Cheap TicketsCheap Tickets Inc., the Honolulu-headquartered travel discounter founded in 1986, is being sold to New York-based Cendant Corp. for $16.50 a share, or about $425 million in cash.
A mainland travel firm buys
the isle company for approximately
$425 million in cash
By Russ Lynch
The cost to Cendant, a New York-based travel industry giant, will be more like $280 million, because Cheap Tickets has some $145 million in a mixture of cash in the bank and assets that are worth cash, but shareholders will get their $16.50 a share under a definitive agreement announced today.
The stock market reacted quickly, sending Cheap Tickets stock soaring nearly 40 percent in early trading on the Nasdaq exchange. By mid-afternoon, Cheap Tickets was up $4.50, or 38 percent, trading at $16.35 a share.
Cendant had revenues of $3.9 billion last year and has been on an acquisition campaign. The travel industry giant, which is also big in real estate and in commercial financing, recently announced a $3 billion deal to buy online travel business Galileo International. Employing some 57,000 people around the world, Cendant owns such brands as Avis, Days Inn, Howard Johnson, Ramada Inn and Travelodge.
The price is good news for Cheap Tickets founder Michael J. Hartley and his wife Sandra, who together own about 47 percent of the stock or more than 11 million shares, worth well over $180 million at the price Cendant agreed to pay.
Their profit will be much less after deducting the amount they paid for the shares and capital gains taxes. Still, it is a solid reward for the Hartleys, Honolulu residents who went deeply into personal debt to launch the company, a pioneer in making deals with airlines to pay very low prices for unsold seats and resell them at well below posted retail fares.
Hartley was also a pioneer of Internet travel sales, putting the discounted airline tickets business online in 1997 with the launch of the Web site http://www.cheaptickets.com.
The business later expanded into a retail travel agency as well, selling not just airline tickets but cruises, hotel rooms, rental cars and other travel services on commission.
In February, Hartley changed his title to executive chairman, from chief executive, and the CEO title went to Sam Galeotos, president and chief operating officer since October 1999.
Hartley, 51, said he wanted to work on long-term strategy and would work closely with Galeotos.

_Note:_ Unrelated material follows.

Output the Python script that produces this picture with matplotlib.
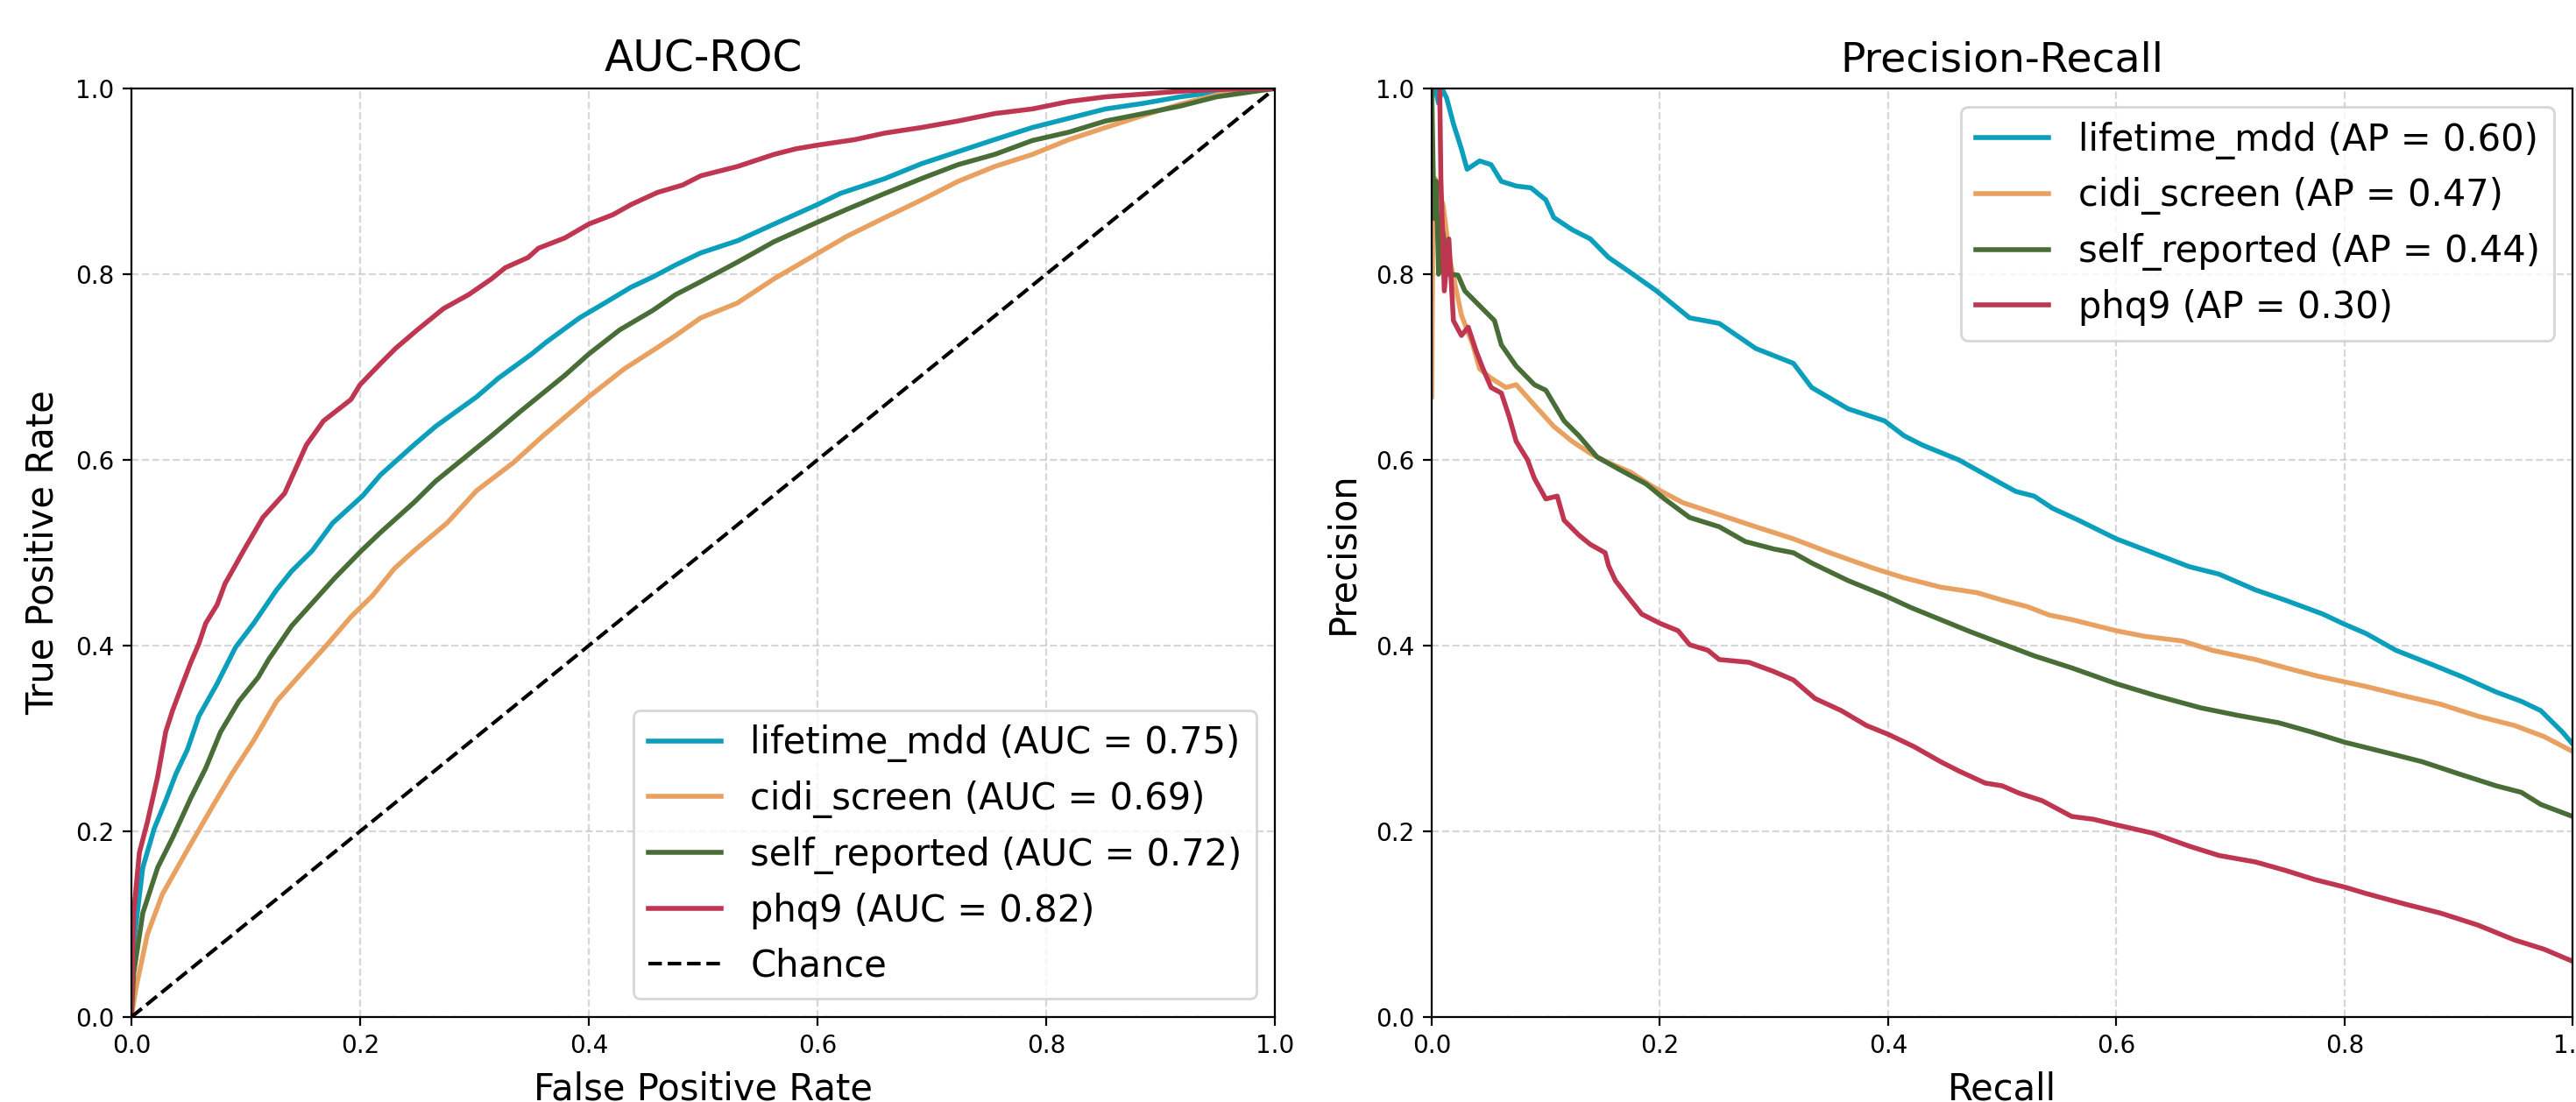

Cheap Tickets had gross sales of $666 million last year, up 34 percent from $495 million the previous year.
Cendant sees the company, which employs about 1,300 nationally and 440 in Hawaii, as a good mix with its business. Cendant has an affiliate called Travel Portal Inc.
The company said after the Cheap Tickets acquisition, which is expected to close this fall, Cheap Tickets' Internet business will be integrated into TPI and the Cheap Tickets call centers will come under the Cendant parent. The Web site accounts for about 40 percent of Cheap Tickets' gross travel bookings.
The companies were not saying today whether the deal will bring any changes to the employees.
Galeotos said in the news announcement issued before the stock markets opened that Cheap Tickets management "is very excited about joining Cendant and TPI."
Cheap Tickets Inc.>> Headquarters: Honolulu
>> Call centers: Honolulu; Los Angeles; Lake Port, Calif.; Colorado Springs, Colo.; and Tampa, Fla.
>> Founded: 1986 by ex-airline executive Michael J. Hartley
>> Stock: First issued in 1999. Trades on Nasdaq as CTIX
>> Business: Discount leisure travel, centered on unpublished airline fares at big discounts
>> Sales: $666 million gross bookings last year, expecting $800 million this year. Serves 3 million travelers a month through www.cheaptickets.com. Sells one ticket every 10.5 seconds
>> Employees: 1,300 overall, 440 in Hawaii.
>> The deal: New York-based travel industry giant Cendant Inc. will pay $16.50 a share for all CTIX shares, a total of $425 million cash. Deal to close this fall.